A Conversation with Thijs Van Leer of Focus
American audiences know Focus – if they know the Dutch progressive group at all – for their left-field 1971 hit single “Hocus Pocus.” Yeah, the one with the yodeling, whistling, accordion and hard-rocking guitar. But the group’s career started before that (in the late 60s, actually) and continues to this day, albeit with some lineup changes. But founder/vocalist/flautist Thijs Van Leer still helms the group, and their latest – only their tenth album, actually – will sound pleasantly familiar to fans of the group’s work some forty(!) years ago. I spoke last week with Van Leer about Focus X. Here’s our conversation. – bk
Bill Kopp: Do you feel a responsibility – or a pull of any sort – to create music that is consistent with the sort of thing most casual fans think of when they think of Focus, specifically the kind of thing you did back on Moving Waves?
Thijs van Leer: Yes. Focus X does relate a lot to Moving Waves  and to Focus III . There are some things that have evolved, and also some things that stayed like they were. So you could talk about [it as] a small evolution. But we are very faithful to the roots of the instrumental quartet, let’s say.
BK: In what ways do you think your approach to composition and to playing has changed in the last several decades?
TVL: I would say the compositions are a little deeper…maybe a little funnier, also.
BK: You mean in terms of conveying humor in the music itself?
BK: In the 1970s, progressive rock was a wide-open field; musicians could take chances and still be rewarded with commercial success. These days it’s very much a niche genre. Why do you think that is so, and how – if at all – does that reality affect your approach to your music?

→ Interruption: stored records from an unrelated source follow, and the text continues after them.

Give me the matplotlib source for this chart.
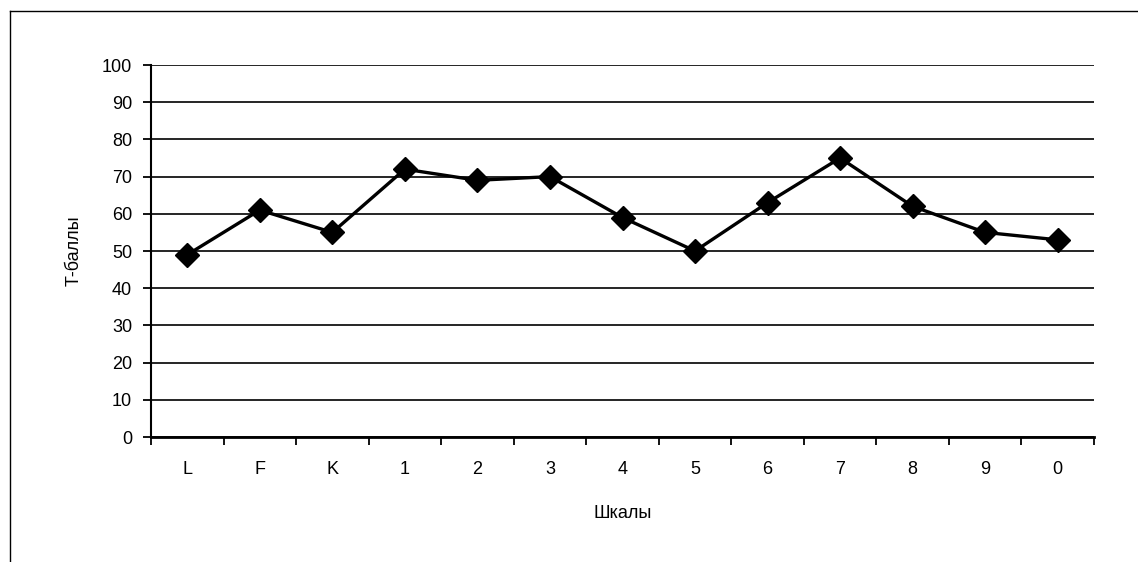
import numpy as np
import matplotlib.pyplot as plt
from matplotlib.lines import Line2D

scales = ["L", "F", "K", "1", "2", "3", "4", "5", "6", "7", "8", "9", "0"]
t_scores = [49, 61, 55, 72, 69, 70, 59, 50, 63, 75, 62, 55, 53]
y_ticks = list(range(0, 101, 10))

plt.rcParams['font.family'] = ['Liberation Sans', 'DejaVu Sans']

W, H = 1138, 562
fig = plt.figure(figsize=(W / 100, H / 100), dpi=100)
ax = fig.add_axes([151 / W, 1 - 437 / H, (1094 - 151) / W, (437 - 65) / H])

x = np.arange(len(scales))
ax.plot(x, t_scores, color="black", lw=2.4, marker="D", ms=12, zorder=3, clip_on=False)

ax.set_xlim(-0.5, len(scales) - 0.5)
ax.set_ylim(0, 100)
ax.set_yticks(y_ticks)
ax.set_xticks(x)
ax.set_xticklabels(scales)
ax.set_xticks(np.arange(-0.5, len(scales), 1), minor=True)
ax.tick_params(axis="x", which="major", length=0, pad=17, labelsize=13)
ax.tick_params(axis="x", which="minor", length=6, width=1.3, direction="out")
ax.tick_params(axis="y", length=6, width=1.3, direction="out", pad=7.5, labelsize=13)

ax.grid(axis="y", color="black", lw=1.2)
ax.set_axisbelow(True)
for s in ["top", "right"]:
    ax.spines[s].set_visible(False)
ax.spines["bottom"].set_linewidth(2)
ax.spines["left"].set_linewidth(1.5)

ax.set_ylabel("Т-баллы", fontsize=13, labelpad=14)
ax.set_xlabel("Шкалы", fontsize=13, labelpad=20)

# outer chart frame (clipped by the image on right and bottom)
fig.add_artist(Line2D([10 / W, 1], [1 - 11 / H, 1 - 11 / H], color="black", lw=1, transform=fig.transFigure))
fig.add_artist(Line2D([10 / W, 10 / W], [1 - 11 / H, 0], color="black", lw=1, transform=fig.transFigure))

fig.savefig("out.png", dpi=100)
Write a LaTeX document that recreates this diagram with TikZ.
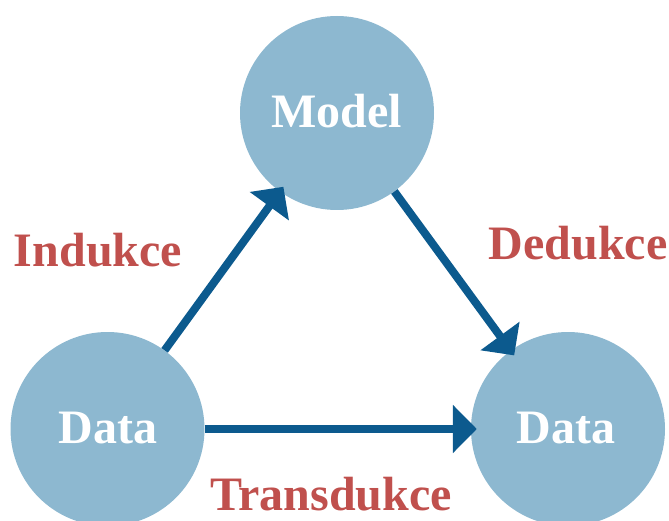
\documentclass[tikz,border=0pt]{standalone}
\usepackage{fontspec}
\setmainfont{Liberation Serif}
\usetikzlibrary{arrows.meta}
\definecolor{circfill}{HTML}{8DB8D0}
\definecolor{arrblue}{HTML}{0C5A8E}
\definecolor{labred}{HTML}{C0504D}
\tikzset{
  blob/.style={circle, fill=circfill, draw=none, minimum size=194pt, inner sep=0pt},
  blobtext/.style={anchor=base, inner sep=0pt, text=white,
    font=\fontsize{48pt}{50pt}\selectfont\bfseries},
  flow/.style={draw=arrblue, line width=8pt, shorten >=-6pt,
    -{Triangle[length=24pt,width=47pt]}},
  lab/.style={anchor=base, inner sep=0pt, text depth=0pt, text=labred,
    font=\fontsize{48pt}{50pt}\selectfont\bfseries}
}
\begin{document}
\begin{tikzpicture}[x=1pt,y=-1pt]
\useasboundingbox (0,0) rectangle (669,521);
\clip (0,0) rectangle (669,521);
\node[blob] (M) at (337,113) {};
\node[blob] (L) at (107.5,429) {};
\node[blob] (R) at (568,429) {};
\node[blobtext] (Mt) at (337,128) {Model};
\node[blobtext] (Lt) at (108,443) {Data};
\node[blobtext] (Rt) at (566,443) {Data};
\draw[flow] (L) -- (M);
\draw[flow] (M) -- (R);
\draw[flow] (L) -- (R);
\node[lab] (ind) at (98,267) {Indukce};
\node[lab] (ded) at (578,260) {Dedukce};
\node[lab] (tra) at (331,510) {Transdukce};
\end{tikzpicture}
\end{document}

TVL: In the 70s, we didn’t know what we would do. There were so many bands who were creative and self-supporting as far as compositions. There were also many more instrumental bands then than now. The fact that we survived – that we are still there – is of course some big luck, but also due to some talent, I could say. [chuckles] And originality. But nowadays, prog rock is still a small thing, and it used to be also like that. We were one of the few instrumental bands that brought hits anyhow. There aren’t too many examples of that. Most prog rock groups are not aiming to make singles at all. We had both things in one band, which was kind of unique.
BK: On Focus X, you use vocals sparingly. More, I would say, as a textural element than as a lyrical device.
TVL: We always did, actually. I consider the voice as a fifth instrument, and not more than that.
BK: Some modern European bands – Sweden’s Dungen for example – have made a decision to sing only in their native language. Focus has mostly had English-language vocals. Was there ever a time at which you considered recording in Dutch instead?
TVL: We have many other languages on Focus X. We have (on the Japanese version) a Spanish song, and we have a song in Latin. And there are some Dutch lyrics here and there. So it’s not only English.
BK: As with much of Focus’ music over the years, there are clear classical and jazz influences and textures to the music. What sorts of music do you think exerted the most influence over you in terms of your compositional style?
TVL: I would say Johann Sebastian Bach, Béla Bartók, Miles Davis, John Coltrane, Herbie Hancock, and Weather Report.
BK: I think [laughs] you have been asked that question before, haven’t you?
TVL: It sounds a bit routine, but it’s true.
TVL: No, they are all individuals, and they are all creative virtuosos. I can say that this band – what you hear on Focus X – is my ideal band: the right drummer, the right guitarist, and the right bassist. So I’m very happy with this quartet. All the time, you know, I’ve played with very, very gifted musicians. And I’m very thankful for that, of course.
BK: Drummer Pierre van der Linden has been in the band on and off since 1970. Do you think his presence adds to the “classical” feel of the material on Focus X?
TVL: No, he gave a very free thing which comes from jazz and also r&b, rather than classical. But he can also play in a very symphonic way. But his r&b influence is very important.
BK: Yes. It pulls the music away a bit, I think, from the European style, giving the music more of a soulful feel.
TVL: Call it American.
BK: I’ve interviewed Jethro Tull‘s Ian Anderson a couple of times in the last several years, and I’ve seen him in concert. While his vocal range has diminished in recent years, I’d argue that his flute playing has actually improved. Do you feel that your skills continue to increase as well?
TVL: Yes, because I’ve been rehearsing a lot lately. I had a paralysis of my face – Bell’s Palsy, it’s called – and I thought I could not play any more. It was getting better, and now I’ve been rehearsing for the first time in my life. And now I play better flute than ever.
BK: I see you have a string of live UK dates in the coming weeks. Are there any plans – or hopes of plans — for any dates in North America?
TVL: Yes, we will try to come as soon as possible. We are having some difficulties in getting permits, but as soon as that’s solved, we will come.